The term 'religious tattoos' usually inspires thoughts of specific Judeo-Christian imagery, but there are many more religious tattoo traditions beyond this one type. Interestingly, Judaism and Islam are probably two of the least common religions to be associated with tattoo, because both of these religions view tattooing as against the will of God. With Christianity, there is more debate.
Although Leviticus prohibits tattoos, many people believe that the Christian book in question only prohibits pagan tattoos, while others believe that the laws of Leviticus do not apply to Christians. Fewer Jews see the issue as debatable. Very few Muslims feel tattooing is permissible. Unlike Christianity and Judaism, which see tattooing (at worst) as reprehensible and sinful, there are Islamic scholars who cursed those with tattoos. However, there are a few Muslims with facial and hand tattoos.
There are many popular Christian tattoo designs. Cross tattoos are probably the most prevalent, as even the non-religious seem drawn to them. Crosses, although associated with Christ, have a long history outside of mainstream theological contexts.

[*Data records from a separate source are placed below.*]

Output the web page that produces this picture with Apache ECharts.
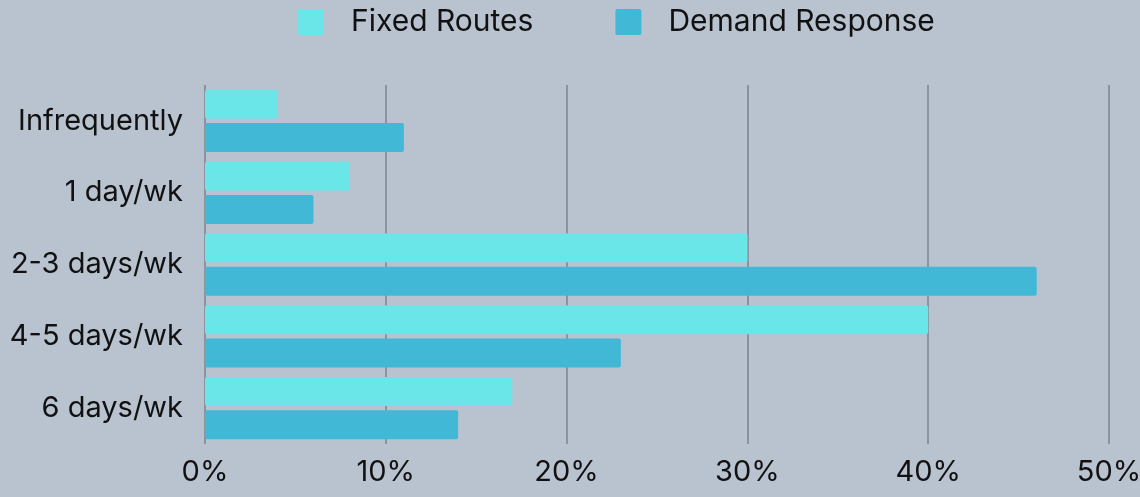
<!DOCTYPE html>
<html>
<head>
<meta charset="utf-8">
<script src="https://cdn.jsdelivr.net/npm/echarts@6/dist/echarts.min.js"></script>
<style>
  html, body { margin: 0; padding: 0; background: #b9c3cf; }
  #chart { width: 1140px; height: 497px; }
</style>
</head>
<body>
<div id="chart"></div>
<script>
var categories = ['Infrequently', '1 day/wk', '2-3 days/wk', '4-5 days/wk', '6 days/wk'];
var fixedRoutes = [4, 8, 30, 40, 17];
var demandResponse = [11, 6, 46, 23, 14];
var xTicks = [0, 10, 20, 30, 40, 50];

var font = 'Inter';
var chart = echarts.init(document.getElementById('chart'));

var opt = {
  backgroundColor: '#b9c3cf',
  animation: false,
  legend: {
    top: 2,
    left: 293,
    itemWidth: 26,
    itemHeight: 26,
    itemGap: 82,
    icon: 'path://M2,0 L24,0 Q26,0 26,2 L26,24 Q26,26 24,26 L2,26 Q0,26 0,24 L0,2 Q0,0 2,0 Z',
    textStyle: {
      color: '#111',
      fontSize: 30,
      fontFamily: font,
      padding: [0, 0, 0, 22]
    },
    data: ['Fixed Routes', 'Demand Response']
  },
  grid: {
    left: 205,
    right: 31,
    top: 85,
    bottom: 53,
    outerBoundsMode: 'none'
  },
  xAxis: {
    type: 'value',
    min: xTicks[0],
    max: xTicks[xTicks.length - 1],
    interval: 10,
    axisLine: { show: false },
    axisTick: { show: false },
    splitLine: {
      show: true,
      lineStyle: { color: '#8c939c', width: 2 }
    },
    axisLabel: {
      color: '#111',
      fontSize: 29,
      fontFamily: font,
      margin: 14,
      formatter: function (v) {
        return v + '%';
      }
    }
  },
  yAxis: {
    type: 'category',
    inverse: true,
    data: categories,
    axisLine: { show: false },
    axisTick: { show: false },
    axisLabel: {
      color: '#111',
      fontSize: 29,
      fontFamily: font,
      margin: 22
    }
  },
  series: [{
    name: 'Fixed Routes',
    type: 'bar',
    data: fixedRoutes,
    barWidth: 29,
    barGap: '15%',
    itemStyle: {
      color: '#6ae5e8',
      borderRadius: 2
    }
  }, {
    name: 'Demand Response',
    type: 'bar',
    data: demandResponse,
    barWidth: 29,
    itemStyle: {
      color: '#42b8d7',
      borderRadius: 2
    }
  }]
};

chart.setOption(opt);
</script>
</body>
</html>
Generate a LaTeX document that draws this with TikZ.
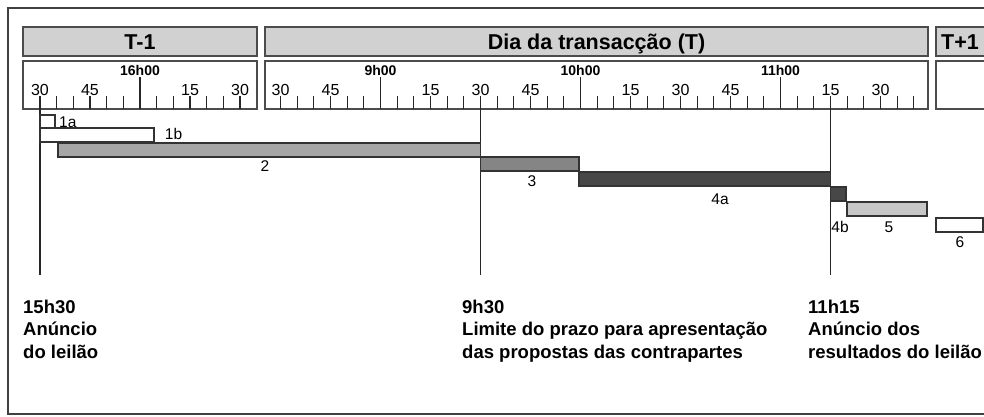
\documentclass[tikz,border=0pt]{standalone}
\usepackage{fontspec}
\setmainfont{Liberation Sans}
\begin{document}
\begin{tikzpicture}[x=1pt,y=-1pt,
  frame/.style={draw=black!75, line width=1.6pt},
  hdr/.style={draw=black!70, fill=black!18, line width=1.8pt},
  rulerbox/.style={draw=black!70, fill=white, line width=1.8pt},
  tk/.style={draw=black!85, line width=1.3pt},
  bar/.style={draw=black!80, line width=1.3pt},
  htext/.style={font=\fontsize{21.5}{21.5}\selectfont\bfseries, inner sep=0pt, anchor=base},
  lbl/.style={font=\fontsize{16}{16}\selectfont, inner sep=0pt, anchor=base},
  hlbl/.style={font=\fontsize{14}{14}\selectfont\bfseries, inner sep=0pt, anchor=base},
  blbl/.style={font=\fontsize{15.5}{15.5}\selectfont, inner sep=0pt, anchor=base},
  note/.style={font=\fontsize{18.5}{18.5}\selectfont\bfseries, inner sep=0pt, anchor=base west}
]
\clip (0,0) rectangle (984,416);
\fill[white] (0,0) rectangle (984,416);
% outer frame
\draw[frame] (8,8) rectangle (1000,414);
% header bars
\draw[hdr] (23,27) rectangle (257,56);
\draw[hdr] (265,27) rectangle (928,56);
\draw[hdr] (936,27) rectangle (1000,56);
\node[htext] (hT1) at (140,49.5) {T-1};
\node[htext] (hT) at (596.5,49.5) {Dia da transacção (T)};
\node[htext] (hTp) at (960,49.5) {T+1};
% ruler boxes
\draw[rulerbox] (23,61) rectangle (257,109);
\draw[rulerbox] (265,61) rectangle (928,109);
\draw[rulerbox] (936,61) rectangle (1000,109);
% ticks T-1
\foreach \m in {0,5,...,60} \draw[tk] ({40+\m*10/3},96) -- ({40+\m*10/3},109);
\draw[tk] (140,77) -- (140,109);
% ticks Dia
\foreach \m in {0,5,...,190} \draw[tk] ({280.5+\m*10/3},96) -- ({280.5+\m*10/3},109);
\foreach \m in {30,90,150} \draw[tk] ({280.5+\m*10/3},77) -- ({280.5+\m*10/3},109);
% ruler labels T-1
\foreach \m/\t [count=\i] in {0/30,15/45,45/15,60/30}
  \node[lbl] (la\i) at ({40+\m*10/3},95) {\t};
\node[hlbl] (h16) at (140,75) {16h00};
% ruler labels Dia
\foreach \m/\t [count=\i] in {0/30,15/45,45/15,60/30,75/45,105/15,120/30,135/45,165/15,180/30}
  \node[lbl] (lb\i) at ({280.5+\m*10/3},95) {\t};
\node[hlbl] (h9) at (380.5,75) {9h00};
\node[hlbl] (h10) at (580.5,75) {10h00};
\node[hlbl] (h11) at (780.5,75) {11h00};
% marker lines
\coordinate (m1t) at (40,96);   \coordinate (m1b) at (40,275);
\coordinate (m2t) at (480.5,96); \coordinate (m2b) at (480.5,275);
\coordinate (m3t) at (830.5,96); \coordinate (m3b) at (830.5,275);
\draw[tk] (m1t) -- (m1b);
\draw[tk] (m2t) -- (m2b);
\draw[tk] (m3t) -- (m3b);
% bars
\draw[bar, fill=white] (40,115) rectangle (55,128);
\draw[bar, fill=white] (40,128) rectangle (154,142);
\draw[bar, fill=black!35] (58,143) rectangle (480.5,157);
\draw[bar, fill=black!48] (480.5,157) rectangle (579,171);
\draw[bar, fill=black!72] (579,172) rectangle (830.5,186);
\draw[bar, fill=black!72] (830.5,187) rectangle (846,201);
\draw[bar, fill=black!22] (847,202) rectangle (927,216);
\draw[bar, fill=white] (936,218) rectangle (983,232);
% bar labels
\node[blbl, anchor=base west] (b1a) at (59,127) {1a};
\node[blbl] (b1b) at (173.5,139) {1b};
\node[blbl] (b2) at (265,171) {2};
\node[blbl] (b3) at (532,186) {3};
\node[blbl] (b4a) at (720,204) {4a};
\node[blbl] (b4b) at (840,232) {4b};
\node[blbl] (b5) at (889,232) {5};
\node[blbl] (b6) at (960,247) {6};
% bottom notes
\node[note] (n1a) at (23,313) {15h30};
\node[note] (n1b) at (23,335.5) {Anúncio};
\node[note] (n1c) at (23,358) {do leilão};
\node[note] (n2a) at (462,313) {9h30};
\node[note] (n2b) at (462,335.5) {Limite do prazo para apresentação};
\node[note] (n2c) at (462,358) {das propostas das contrapartes};
\node[note] (n3a) at (808,313) {11h15};
\node[note] (n3b) at (808,335.5) {Anúncio dos};
\node[note] (n3c) at (808,358) {resultados do leilão};
\end{tikzpicture}
\end{document}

The Celtic cross and celtic tattoo designs existed long before Christianity became popular within Ireland and morphed the cross to suit this new religious purpose.
Alpha and Omega designs are very popular because, in the Bible, God is referred to as the Alpha and the Omega, or the Beginning and the End. God is all encompassing.
In Catholicism, images of saints and rosaries are common motifs.
Tattoos of praying hands, sometimes combined with the rosary, and ichthys, or Jesus fish, are two other favorite designs.
Followers of Christian religions might get lettering tattoo designs of verses, references, or entire biblical passages.
In Mexico, tattoos of the Virgin of Guadalupe, a specific Virgin Mary design, is a popular tattoo choice. Interestingly, Christian religious tattoos are very common symbols in prisons and gangs.
Orthodox Judaism prohibits tattoos, but many people are culturally Jewish without being religiously Jewish. These people might choose tattoos that represent their culture and heritage, but also symbolize the faith. Tattoo designs like the Star of David, named for an ancient king, might be the most popular symbol. It is also featured on the Israeli flag. Hebrew script tattoos are growing in popularity, both with those who speak Hebrew and beyond. Middle Eastern symbols, like the hamsa or hamesh, is another Jewish tattoo motif. Hamsa designs are used in both Judaism and Islam as superstitious protection charms and amulets. They are sometimes placed in homes or above doorways. The hamsa supposedly protects people from those who would do them harm, particularly gossip. This hand design often features the evil eye in the center of the palm. Other symbols that represent the culture might also be tattoos, like eating a kosher diet, Hanukkah celebrations, etc. Check out our articles on Jewish tattoo designs and Hebrew tattoo designs for more information.
Body art and modification is a large part of Hinduism, but tattooing is not traditionally included. Temporary tattoos are used to decorate females for certain ceremonies, like weddings. More and more, though, followers of Hinduism are getting permanent tattoos. There are many, many deities that represent the Hindu God, Brahman. These individual deities are favorite designs for traditional artistic media, like paintings and sculpture. They are also becoming popular tattoo designs. Perhaps one of the most commonly tattooed deities is Ganesh, an elephant-god that removes obstacles.
Vishnu, a blue god with many arms, known as the preserver, is also a commonly chosen deity.
Buddha (see Buddha tattoo designs), most often associated with Buddhism, is considered an incarnation of Vishnu by some Hindus, but this is a very controversial belief as Buddha taught against many aspects of Hinduism.
The Om symbol is popular as a tattoo design, particularly in certain locations. An Om tattoo is forbidden on some body parts, like the feet, which would be very offensive in Hindu culture. The Om is often combined with a lotus flower and is equally important in Buddhism.
Buddhism is an interesting example of religious tattoos because, for a long time, tattoos have been an important part of some Buddhist cultures. In Thailand and Cambodia, in particular, Buddhist monks perform traditional, hand-poked tattoos called Sak Yant, or Yantra, tattoos. These tattoos serve as protection and are specifically tailored to the person getting the tattoo. Designs are chosen by the monks specifically for each individual.
The tattoo process is very spiritual and ritualistic, involving blessings. In a few societies, only men may be tattooed with the sacred designs by the monks. Although Buddha tattoos are common around the world, strict Buddhists are unlikely to choose his image as the design for a tattoo. Buddha discouraged the use of images and worship, because there is no personal god in Buddhism and each person must journey on their own path to enlightenment.